══ Task input ══

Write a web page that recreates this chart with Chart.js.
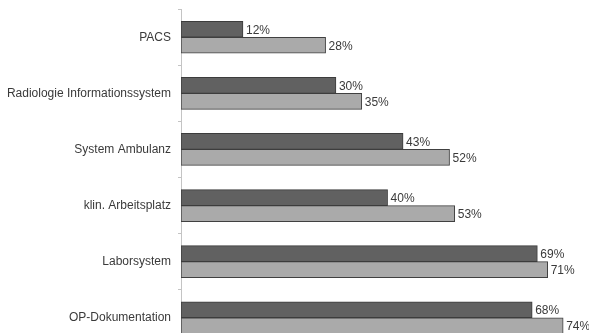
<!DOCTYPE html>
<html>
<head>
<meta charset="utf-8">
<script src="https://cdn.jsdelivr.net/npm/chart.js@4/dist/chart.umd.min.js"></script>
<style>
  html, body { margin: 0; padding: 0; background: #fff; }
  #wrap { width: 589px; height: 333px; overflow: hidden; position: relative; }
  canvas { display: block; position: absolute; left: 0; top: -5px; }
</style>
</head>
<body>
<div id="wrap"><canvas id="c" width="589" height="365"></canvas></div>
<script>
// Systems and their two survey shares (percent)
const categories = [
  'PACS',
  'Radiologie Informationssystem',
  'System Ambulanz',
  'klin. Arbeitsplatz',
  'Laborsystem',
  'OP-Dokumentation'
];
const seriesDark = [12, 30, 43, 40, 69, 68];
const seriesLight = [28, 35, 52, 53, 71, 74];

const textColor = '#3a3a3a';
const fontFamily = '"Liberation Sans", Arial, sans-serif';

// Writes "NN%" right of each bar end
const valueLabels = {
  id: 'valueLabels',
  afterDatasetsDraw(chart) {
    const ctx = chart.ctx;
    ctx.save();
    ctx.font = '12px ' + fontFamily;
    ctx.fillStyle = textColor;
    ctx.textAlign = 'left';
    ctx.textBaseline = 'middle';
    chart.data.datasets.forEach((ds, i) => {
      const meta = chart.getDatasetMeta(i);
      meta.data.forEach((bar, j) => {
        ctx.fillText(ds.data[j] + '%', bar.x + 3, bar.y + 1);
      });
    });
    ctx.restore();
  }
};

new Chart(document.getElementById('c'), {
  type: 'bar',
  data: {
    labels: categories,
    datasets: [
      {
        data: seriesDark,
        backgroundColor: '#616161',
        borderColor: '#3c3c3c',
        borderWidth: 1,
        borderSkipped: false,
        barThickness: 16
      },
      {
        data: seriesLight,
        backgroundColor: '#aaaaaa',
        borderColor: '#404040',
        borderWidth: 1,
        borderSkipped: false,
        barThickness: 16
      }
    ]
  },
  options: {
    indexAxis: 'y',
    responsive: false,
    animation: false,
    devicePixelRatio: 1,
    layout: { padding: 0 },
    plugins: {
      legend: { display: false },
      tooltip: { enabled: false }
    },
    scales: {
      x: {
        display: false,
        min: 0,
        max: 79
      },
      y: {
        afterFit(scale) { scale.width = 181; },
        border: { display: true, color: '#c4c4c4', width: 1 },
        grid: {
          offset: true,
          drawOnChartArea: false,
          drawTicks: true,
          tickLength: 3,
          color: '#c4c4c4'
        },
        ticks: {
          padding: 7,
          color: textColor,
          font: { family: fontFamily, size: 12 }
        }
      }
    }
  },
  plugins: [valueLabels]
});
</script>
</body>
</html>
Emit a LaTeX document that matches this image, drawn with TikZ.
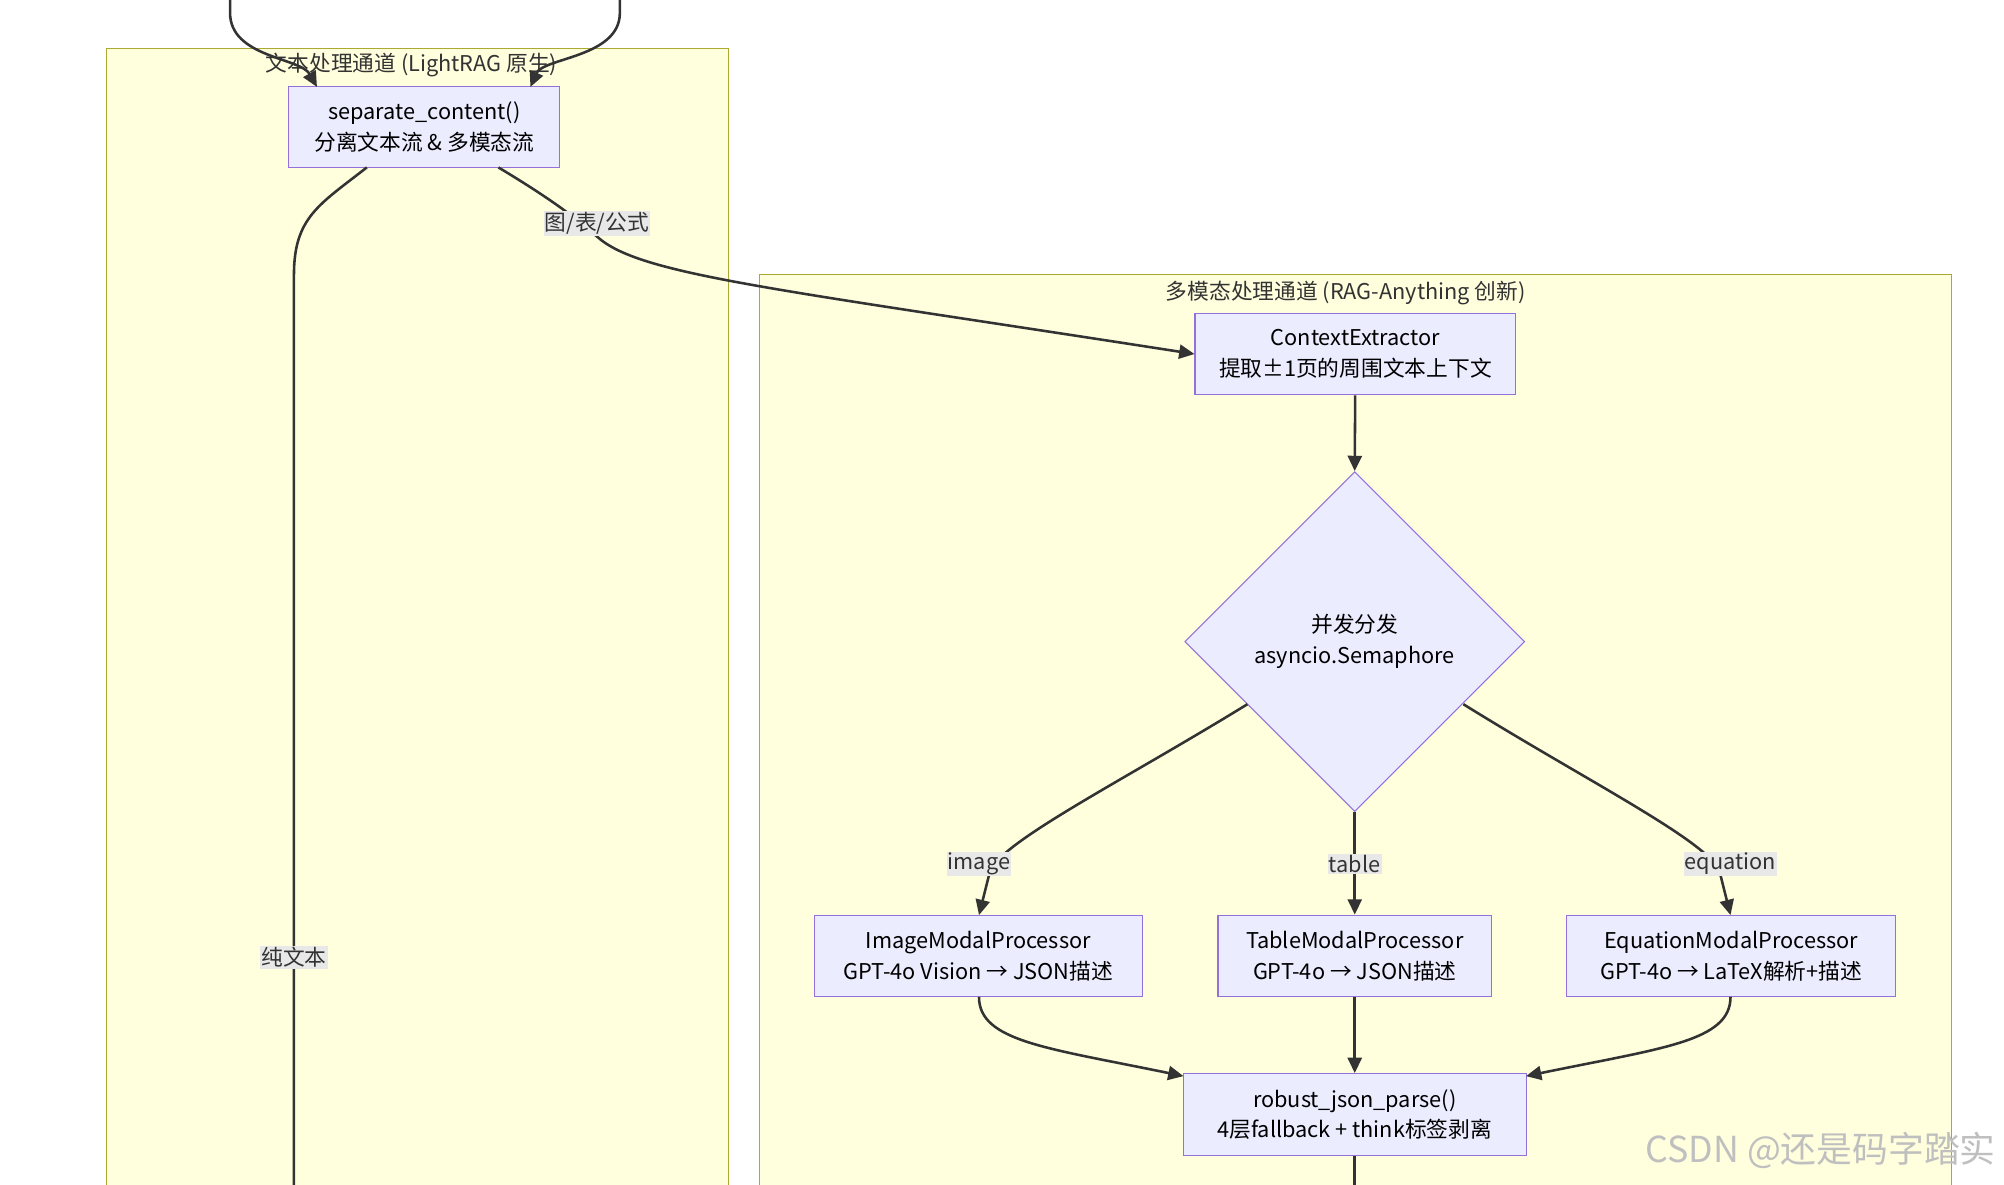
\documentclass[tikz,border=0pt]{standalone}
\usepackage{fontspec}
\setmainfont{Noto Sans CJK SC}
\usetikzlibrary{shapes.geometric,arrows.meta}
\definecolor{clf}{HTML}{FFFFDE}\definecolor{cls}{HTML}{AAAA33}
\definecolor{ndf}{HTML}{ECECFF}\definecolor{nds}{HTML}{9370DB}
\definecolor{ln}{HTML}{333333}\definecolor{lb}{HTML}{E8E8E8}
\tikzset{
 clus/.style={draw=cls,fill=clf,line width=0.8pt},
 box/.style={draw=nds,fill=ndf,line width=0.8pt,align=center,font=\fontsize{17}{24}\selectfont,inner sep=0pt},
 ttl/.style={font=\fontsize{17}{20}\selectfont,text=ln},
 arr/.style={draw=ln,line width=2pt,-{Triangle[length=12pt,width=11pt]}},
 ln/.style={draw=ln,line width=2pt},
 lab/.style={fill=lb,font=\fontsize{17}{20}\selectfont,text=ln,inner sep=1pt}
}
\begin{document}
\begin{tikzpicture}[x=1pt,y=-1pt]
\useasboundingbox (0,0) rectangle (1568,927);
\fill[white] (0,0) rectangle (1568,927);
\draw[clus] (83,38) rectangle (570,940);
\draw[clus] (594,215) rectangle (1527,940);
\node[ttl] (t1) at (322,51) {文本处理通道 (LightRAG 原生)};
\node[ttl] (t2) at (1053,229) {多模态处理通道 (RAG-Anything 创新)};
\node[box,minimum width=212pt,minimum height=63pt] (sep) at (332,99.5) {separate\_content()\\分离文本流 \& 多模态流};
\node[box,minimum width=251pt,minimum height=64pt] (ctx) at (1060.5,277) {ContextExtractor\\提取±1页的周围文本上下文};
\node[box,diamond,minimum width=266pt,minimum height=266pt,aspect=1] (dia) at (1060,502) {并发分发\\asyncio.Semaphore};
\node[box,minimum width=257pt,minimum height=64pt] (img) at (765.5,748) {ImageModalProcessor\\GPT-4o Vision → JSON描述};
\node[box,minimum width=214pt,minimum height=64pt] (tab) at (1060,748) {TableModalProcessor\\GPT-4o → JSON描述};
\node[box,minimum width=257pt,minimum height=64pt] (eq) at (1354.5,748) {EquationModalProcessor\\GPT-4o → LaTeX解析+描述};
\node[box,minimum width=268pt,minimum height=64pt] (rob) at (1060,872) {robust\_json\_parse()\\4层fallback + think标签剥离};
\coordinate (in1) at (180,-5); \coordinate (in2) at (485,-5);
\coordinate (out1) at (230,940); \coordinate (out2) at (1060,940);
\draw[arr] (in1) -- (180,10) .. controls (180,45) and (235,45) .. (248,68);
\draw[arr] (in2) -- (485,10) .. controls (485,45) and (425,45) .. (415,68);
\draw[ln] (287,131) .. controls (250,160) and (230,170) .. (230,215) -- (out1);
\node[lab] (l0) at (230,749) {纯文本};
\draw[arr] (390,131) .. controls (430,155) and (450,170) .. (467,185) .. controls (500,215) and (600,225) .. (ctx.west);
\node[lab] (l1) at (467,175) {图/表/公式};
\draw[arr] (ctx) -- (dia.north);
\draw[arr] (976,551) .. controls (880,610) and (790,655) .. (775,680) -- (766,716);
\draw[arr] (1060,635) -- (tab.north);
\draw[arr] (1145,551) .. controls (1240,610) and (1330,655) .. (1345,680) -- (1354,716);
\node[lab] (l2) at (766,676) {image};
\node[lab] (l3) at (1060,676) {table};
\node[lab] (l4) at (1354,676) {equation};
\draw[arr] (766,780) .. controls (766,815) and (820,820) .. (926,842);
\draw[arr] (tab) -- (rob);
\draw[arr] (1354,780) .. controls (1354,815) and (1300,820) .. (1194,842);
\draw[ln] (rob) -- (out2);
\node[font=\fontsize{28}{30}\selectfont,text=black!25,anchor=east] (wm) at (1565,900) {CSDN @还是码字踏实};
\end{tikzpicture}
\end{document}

═══

▶ Task prompt
Restate each entry word for word, please, but drop any images it holds.

▶ Problem solution
Write a web page that recreates this chart with Chart.js.
<!DOCTYPE html>
<html>
<head>
<meta charset="utf-8">
<script src="https://cdn.jsdelivr.net/npm/chart.js@4/dist/chart.umd.min.js"></script>
<style>
  html, body { margin: 0; padding: 0; background: #fff; }
  #wrap { width: 589px; height: 333px; overflow: hidden; position: relative; }
  canvas { display: block; position: absolute; left: 0; top: -5px; }
</style>
</head>
<body>
<div id="wrap"><canvas id="c" width="589" height="365"></canvas></div>
<script>
// Systems and their two survey shares (percent)
const categories = [
  'PACS',
  'Radiologie Informationssystem',
  'System Ambulanz',
  'klin. Arbeitsplatz',
  'Laborsystem',
  'OP-Dokumentation'
];
const seriesDark = [12, 30, 43, 40, 69, 68];
const seriesLight = [28, 35, 52, 53, 71, 74];

const textColor = '#3a3a3a';
const fontFamily = '"Liberation Sans", Arial, sans-serif';

// Writes "NN%" right of each bar end
const valueLabels = {
  id: 'valueLabels',
  afterDatasetsDraw(chart) {
    const ctx = chart.ctx;
    ctx.save();
    ctx.font = '12px ' + fontFamily;
    ctx.fillStyle = textColor;
    ctx.textAlign = 'left';
    ctx.textBaseline = 'middle';
    chart.data.datasets.forEach((ds, i) => {
      const meta = chart.getDatasetMeta(i);
      meta.data.forEach((bar, j) => {
        ctx.fillText(ds.data[j] + '%', bar.x + 3, bar.y + 1);
      });
    });
    ctx.restore();
  }
};

new Chart(document.getElementById('c'), {
  type: 'bar',
  data: {
    labels: categories,
    datasets: [
      {
        data: seriesDark,
        backgroundColor: '#616161',
        borderColor: '#3c3c3c',
        borderWidth: 1,
        borderSkipped: false,
        barThickness: 16
      },
      {
        data: seriesLight,
        backgroundColor: '#aaaaaa',
        borderColor: '#404040',
        borderWidth: 1,
        borderSkipped: false,
        barThickness: 16
      }
    ]
  },
  options: {
    indexAxis: 'y',
    responsive: false,
    animation: false,
    devicePixelRatio: 1,
    layout: { padding: 0 },
    plugins: {
      legend: { display: false },
      tooltip: { enabled: false }
    },
    scales: {
      x: {
        display: false,
        min: 0,
        max: 79
      },
      y: {
        afterFit(scale) { scale.width = 181; },
        border: { display: true, color: '#c4c4c4', width: 1 },
        grid: {
          offset: true,
          drawOnChartArea: false,
          drawTicks: true,
          tickLength: 3,
          color: '#c4c4c4'
        },
        ticks: {
          padding: 7,
          color: textColor,
          font: { family: fontFamily, size: 12 }
        }
      }
    }
  },
  plugins: [valueLabels]
});
</script>
</body>
</html>
Emit a LaTeX document that matches this image, drawn with TikZ.
\documentclass[tikz,border=0pt]{standalone}
\usepackage{fontspec}
\setmainfont{Noto Sans CJK SC}
\usetikzlibrary{shapes.geometric,arrows.meta}
\definecolor{clf}{HTML}{FFFFDE}\definecolor{cls}{HTML}{AAAA33}
\definecolor{ndf}{HTML}{ECECFF}\definecolor{nds}{HTML}{9370DB}
\definecolor{ln}{HTML}{333333}\definecolor{lb}{HTML}{E8E8E8}
\tikzset{
 clus/.style={draw=cls,fill=clf,line width=0.8pt},
 box/.style={draw=nds,fill=ndf,line width=0.8pt,align=center,font=\fontsize{17}{24}\selectfont,inner sep=0pt},
 ttl/.style={font=\fontsize{17}{20}\selectfont,text=ln},
 arr/.style={draw=ln,line width=2pt,-{Triangle[length=12pt,width=11pt]}},
 ln/.style={draw=ln,line width=2pt},
 lab/.style={fill=lb,font=\fontsize{17}{20}\selectfont,text=ln,inner sep=1pt}
}
\begin{document}
\begin{tikzpicture}[x=1pt,y=-1pt]
\useasboundingbox (0,0) rectangle (1568,927);
\fill[white] (0,0) rectangle (1568,927);
\draw[clus] (83,38) rectangle (570,940);
\draw[clus] (594,215) rectangle (1527,940);
\node[ttl] (t1) at (322,51) {文本处理通道 (LightRAG 原生)};
\node[ttl] (t2) at (1053,229) {多模态处理通道 (RAG-Anything 创新)};
\node[box,minimum width=212pt,minimum height=63pt] (sep) at (332,99.5) {separate\_content()\\分离文本流 \& 多模态流};
\node[box,minimum width=251pt,minimum height=64pt] (ctx) at (1060.5,277) {ContextExtractor\\提取±1页的周围文本上下文};
\node[box,diamond,minimum width=266pt,minimum height=266pt,aspect=1] (dia) at (1060,502) {并发分发\\asyncio.Semaphore};
\node[box,minimum width=257pt,minimum height=64pt] (img) at (765.5,748) {ImageModalProcessor\\GPT-4o Vision → JSON描述};
\node[box,minimum width=214pt,minimum height=64pt] (tab) at (1060,748) {TableModalProcessor\\GPT-4o → JSON描述};
\node[box,minimum width=257pt,minimum height=64pt] (eq) at (1354.5,748) {EquationModalProcessor\\GPT-4o → LaTeX解析+描述};
\node[box,minimum width=268pt,minimum height=64pt] (rob) at (1060,872) {robust\_json\_parse()\\4层fallback + think标签剥离};
\coordinate (in1) at (180,-5); \coordinate (in2) at (485,-5);
\coordinate (out1) at (230,940); \coordinate (out2) at (1060,940);
\draw[arr] (in1) -- (180,10) .. controls (180,45) and (235,45) .. (248,68);
\draw[arr] (in2) -- (485,10) .. controls (485,45) and (425,45) .. (415,68);
\draw[ln] (287,131) .. controls (250,160) and (230,170) .. (230,215) -- (out1);
\node[lab] (l0) at (230,749) {纯文本};
\draw[arr] (390,131) .. controls (430,155) and (450,170) .. (467,185) .. controls (500,215) and (600,225) .. (ctx.west);
\node[lab] (l1) at (467,175) {图/表/公式};
\draw[arr] (ctx) -- (dia.north);
\draw[arr] (976,551) .. controls (880,610) and (790,655) .. (775,680) -- (766,716);
\draw[arr] (1060,635) -- (tab.north);
\draw[arr] (1145,551) .. controls (1240,610) and (1330,655) .. (1345,680) -- (1354,716);
\node[lab] (l2) at (766,676) {image};
\node[lab] (l3) at (1060,676) {table};
\node[lab] (l4) at (1354,676) {equation};
\draw[arr] (766,780) .. controls (766,815) and (820,820) .. (926,842);
\draw[arr] (tab) -- (rob);
\draw[arr] (1354,780) .. controls (1354,815) and (1300,820) .. (1194,842);
\draw[ln] (rob) -- (out2);
\node[font=\fontsize{28}{30}\selectfont,text=black!25,anchor=east] (wm) at (1565,900) {CSDN @还是码字踏实};
\end{tikzpicture}
\end{document}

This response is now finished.